According to Dr. Pasternak, there has always been a gap in Canadian university research because very little of it related to or took into account the more than half a million Indigenous, Métis and Inuit populations that make up the country.

"Yes, it's about filling the gap, but maybe it's also about picking up the work that's already been done and trying to recentre it within institutions that have historically ignored it," she adds.

However, there is a fear that incorporating Indigenous knowledge into academic institutions may be a temporary trend.

Chelsea Gabel, currently director of the Indigenous Research Institute at McMaster University and who is Métis, says the academic climate is ripe for this kind of change, but it needs to ride the momentum that is happening.

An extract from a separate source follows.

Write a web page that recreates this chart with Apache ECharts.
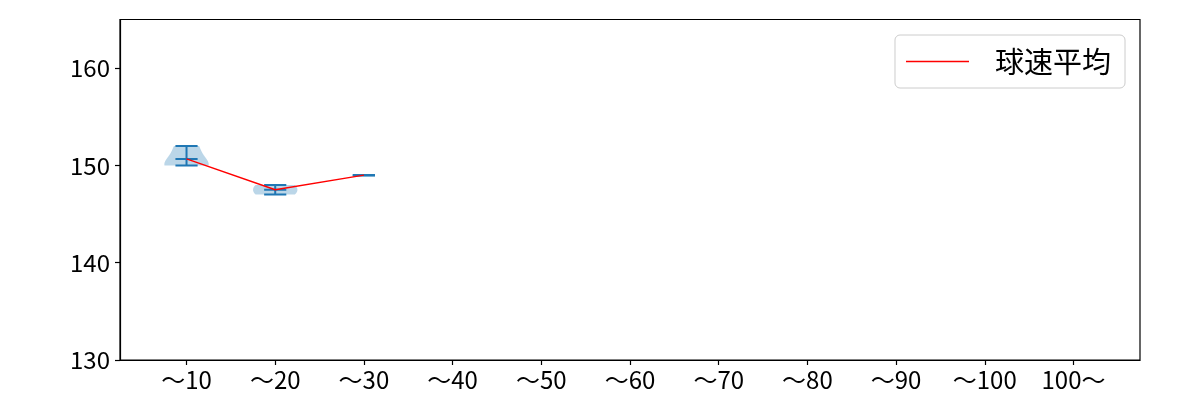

“I think we are at a critical time because we are in a truth-and-reconciliation era, but we don’t know how long that will last,” Dr. Gabel says. “We know it’s important now and for the last couple of years, but we don’t know how long this may last before we move on to something else.” But in this moment, in the current Canadian university research landscape, Dr. Gabel says she is optimistic about the momentum to change the way Indigenous research is conducted and traditional knowledge is viewed.

“Never before have we had such a concentration of Indigenous people doing Indigenous research, and I think that’s a really important piece,” says Dr. Gabel. “Indigenous people are taking back control over their own research and doing really important work in our own communities.”

For Dr. Ban, who continues her fisheries management research on the West Coast, she is excited for a more collaborative framework to emerge, and says the future should see an increase of not only Indigenous research conducted by Indigenous people, but also more co-created studies by Indigenous and non-Indigenous researchers.

“I think it really is a new era of doing research together,” she says.